** start of ENTRIES PROVIDED **
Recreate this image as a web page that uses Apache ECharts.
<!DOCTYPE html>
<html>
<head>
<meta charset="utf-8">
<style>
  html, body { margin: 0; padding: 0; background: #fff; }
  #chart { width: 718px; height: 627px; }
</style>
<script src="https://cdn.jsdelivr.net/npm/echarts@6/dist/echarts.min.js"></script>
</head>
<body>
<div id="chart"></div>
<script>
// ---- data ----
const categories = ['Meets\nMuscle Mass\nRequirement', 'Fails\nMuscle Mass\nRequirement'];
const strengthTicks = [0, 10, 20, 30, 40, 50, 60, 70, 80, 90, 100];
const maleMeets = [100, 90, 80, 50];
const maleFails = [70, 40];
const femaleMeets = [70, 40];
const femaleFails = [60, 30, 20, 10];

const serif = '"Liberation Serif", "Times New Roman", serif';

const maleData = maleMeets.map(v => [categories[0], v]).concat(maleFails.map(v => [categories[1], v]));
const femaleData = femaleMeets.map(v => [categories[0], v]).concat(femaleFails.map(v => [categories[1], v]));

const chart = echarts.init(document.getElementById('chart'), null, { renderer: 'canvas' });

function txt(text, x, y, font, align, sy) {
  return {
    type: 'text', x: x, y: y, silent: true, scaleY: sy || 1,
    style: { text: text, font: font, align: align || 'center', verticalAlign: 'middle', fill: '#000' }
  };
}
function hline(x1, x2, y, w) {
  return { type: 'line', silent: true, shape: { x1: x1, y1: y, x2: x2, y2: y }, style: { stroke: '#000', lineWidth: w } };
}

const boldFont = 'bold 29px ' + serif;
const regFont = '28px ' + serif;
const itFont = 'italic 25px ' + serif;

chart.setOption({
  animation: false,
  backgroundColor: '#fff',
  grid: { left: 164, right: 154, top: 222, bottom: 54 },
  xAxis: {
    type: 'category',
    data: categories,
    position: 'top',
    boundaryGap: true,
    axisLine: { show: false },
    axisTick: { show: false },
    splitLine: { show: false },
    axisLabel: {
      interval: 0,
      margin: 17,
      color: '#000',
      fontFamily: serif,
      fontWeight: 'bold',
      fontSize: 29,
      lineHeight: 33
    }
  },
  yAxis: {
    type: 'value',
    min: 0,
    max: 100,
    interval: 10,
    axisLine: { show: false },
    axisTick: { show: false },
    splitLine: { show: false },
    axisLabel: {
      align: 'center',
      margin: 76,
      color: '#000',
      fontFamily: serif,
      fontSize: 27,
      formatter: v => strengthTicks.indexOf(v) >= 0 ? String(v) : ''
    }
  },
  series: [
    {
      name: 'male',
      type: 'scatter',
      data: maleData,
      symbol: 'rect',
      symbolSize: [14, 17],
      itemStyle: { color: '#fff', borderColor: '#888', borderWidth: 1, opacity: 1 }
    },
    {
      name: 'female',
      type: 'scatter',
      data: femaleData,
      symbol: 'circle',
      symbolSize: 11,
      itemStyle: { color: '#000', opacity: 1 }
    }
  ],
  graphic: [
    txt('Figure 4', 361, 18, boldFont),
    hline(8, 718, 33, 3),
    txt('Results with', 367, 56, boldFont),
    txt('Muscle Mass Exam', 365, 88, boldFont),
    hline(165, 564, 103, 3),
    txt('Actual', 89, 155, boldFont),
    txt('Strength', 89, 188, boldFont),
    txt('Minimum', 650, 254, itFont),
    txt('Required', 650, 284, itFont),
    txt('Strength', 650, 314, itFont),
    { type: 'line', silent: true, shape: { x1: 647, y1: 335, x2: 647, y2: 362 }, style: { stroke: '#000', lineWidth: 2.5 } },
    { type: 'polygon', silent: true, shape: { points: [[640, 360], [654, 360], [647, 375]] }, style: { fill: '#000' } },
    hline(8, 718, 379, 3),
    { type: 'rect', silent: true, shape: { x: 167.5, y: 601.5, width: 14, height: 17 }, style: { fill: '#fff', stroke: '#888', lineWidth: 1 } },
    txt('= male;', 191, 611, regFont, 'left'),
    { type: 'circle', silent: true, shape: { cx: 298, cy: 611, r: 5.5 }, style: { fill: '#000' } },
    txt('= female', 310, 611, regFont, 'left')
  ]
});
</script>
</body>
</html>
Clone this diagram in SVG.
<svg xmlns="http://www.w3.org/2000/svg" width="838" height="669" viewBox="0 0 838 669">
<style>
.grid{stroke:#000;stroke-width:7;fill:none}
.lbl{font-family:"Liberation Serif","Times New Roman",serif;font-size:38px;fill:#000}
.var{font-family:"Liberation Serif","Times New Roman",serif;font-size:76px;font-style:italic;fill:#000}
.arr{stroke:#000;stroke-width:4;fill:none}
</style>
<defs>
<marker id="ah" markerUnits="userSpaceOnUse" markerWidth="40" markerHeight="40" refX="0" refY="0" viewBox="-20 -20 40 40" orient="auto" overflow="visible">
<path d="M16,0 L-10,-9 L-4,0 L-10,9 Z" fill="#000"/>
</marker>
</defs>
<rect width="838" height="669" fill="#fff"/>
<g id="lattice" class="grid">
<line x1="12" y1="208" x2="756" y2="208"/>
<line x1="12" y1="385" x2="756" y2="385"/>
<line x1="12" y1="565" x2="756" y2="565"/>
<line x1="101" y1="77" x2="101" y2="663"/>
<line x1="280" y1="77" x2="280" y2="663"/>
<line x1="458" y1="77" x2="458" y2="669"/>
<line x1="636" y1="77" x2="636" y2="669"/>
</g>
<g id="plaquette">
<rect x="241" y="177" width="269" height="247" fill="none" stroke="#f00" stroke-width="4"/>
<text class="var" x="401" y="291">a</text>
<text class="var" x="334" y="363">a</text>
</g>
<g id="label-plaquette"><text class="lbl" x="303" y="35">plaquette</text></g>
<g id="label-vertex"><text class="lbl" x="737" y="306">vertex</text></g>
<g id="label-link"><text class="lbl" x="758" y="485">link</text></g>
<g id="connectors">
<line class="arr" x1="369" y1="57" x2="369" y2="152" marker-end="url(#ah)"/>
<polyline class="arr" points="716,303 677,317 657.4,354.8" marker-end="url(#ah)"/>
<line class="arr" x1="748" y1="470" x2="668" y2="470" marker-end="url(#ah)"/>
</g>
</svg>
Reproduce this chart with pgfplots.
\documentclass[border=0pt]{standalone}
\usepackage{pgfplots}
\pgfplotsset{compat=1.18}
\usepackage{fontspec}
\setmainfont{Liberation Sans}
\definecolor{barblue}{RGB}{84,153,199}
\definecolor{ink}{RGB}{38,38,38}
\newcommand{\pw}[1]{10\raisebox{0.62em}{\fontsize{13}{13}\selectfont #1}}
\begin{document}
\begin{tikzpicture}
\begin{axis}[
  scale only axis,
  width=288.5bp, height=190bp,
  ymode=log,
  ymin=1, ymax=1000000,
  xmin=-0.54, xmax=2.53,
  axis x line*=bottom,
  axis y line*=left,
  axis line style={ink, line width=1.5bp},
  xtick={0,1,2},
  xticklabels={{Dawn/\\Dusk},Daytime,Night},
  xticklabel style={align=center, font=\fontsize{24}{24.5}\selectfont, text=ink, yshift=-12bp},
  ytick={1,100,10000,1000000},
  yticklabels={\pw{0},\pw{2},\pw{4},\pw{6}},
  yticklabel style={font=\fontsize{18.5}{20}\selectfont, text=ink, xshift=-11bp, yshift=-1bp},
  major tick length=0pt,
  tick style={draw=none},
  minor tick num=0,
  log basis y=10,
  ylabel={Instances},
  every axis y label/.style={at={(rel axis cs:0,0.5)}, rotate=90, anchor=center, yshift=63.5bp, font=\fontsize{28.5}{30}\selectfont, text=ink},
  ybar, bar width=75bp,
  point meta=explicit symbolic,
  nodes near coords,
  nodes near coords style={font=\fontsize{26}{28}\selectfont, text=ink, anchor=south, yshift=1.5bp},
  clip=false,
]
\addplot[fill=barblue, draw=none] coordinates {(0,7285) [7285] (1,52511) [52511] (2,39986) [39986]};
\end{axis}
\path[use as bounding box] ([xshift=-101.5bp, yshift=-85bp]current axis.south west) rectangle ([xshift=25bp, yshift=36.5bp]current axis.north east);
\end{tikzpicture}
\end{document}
** end of ENTRIES PROVIDED **
◆ EXERCISE REQUIREMENTS: Please write out the material word for word from its first line through the line holding "const itFont = 'italic 25px ' + serif;", including both, and no line past it.

◆ RIGHT ANSWER:
Recreate this image as a web page that uses Apache ECharts.
<!DOCTYPE html>
<html>
<head>
<meta charset="utf-8">
<style>
  html, body { margin: 0; padding: 0; background: #fff; }
  #chart { width: 718px; height: 627px; }
</style>
<script src="https://cdn.jsdelivr.net/npm/echarts@6/dist/echarts.min.js"></script>
</head>
<body>
<div id="chart"></div>
<script>
// ---- data ----
const categories = ['Meets\nMuscle Mass\nRequirement', 'Fails\nMuscle Mass\nRequirement'];
const strengthTicks = [0, 10, 20, 30, 40, 50, 60, 70, 80, 90, 100];
const maleMeets = [100, 90, 80, 50];
const maleFails = [70, 40];
const femaleMeets = [70, 40];
const femaleFails = [60, 30, 20, 10];

const serif = '"Liberation Serif", "Times New Roman", serif';

const maleData = maleMeets.map(v => [categories[0], v]).concat(maleFails.map(v => [categories[1], v]));
const femaleData = femaleMeets.map(v => [categories[0], v]).concat(femaleFails.map(v => [categories[1], v]));

const chart = echarts.init(document.getElementById('chart'), null, { renderer: 'canvas' });

function txt(text, x, y, font, align, sy) {
  return {
    type: 'text', x: x, y: y, silent: true, scaleY: sy || 1,
    style: { text: text, font: font, align: align || 'center', verticalAlign: 'middle', fill: '#000' }
  };
}
function hline(x1, x2, y, w) {
  return { type: 'line', silent: true, shape: { x1: x1, y1: y, x2: x2, y2: y }, style: { stroke: '#000', lineWidth: w } };
}

const boldFont = 'bold 29px ' + serif;
const regFont = '28px ' + serif;
const itFont = 'italic 25px ' + serif;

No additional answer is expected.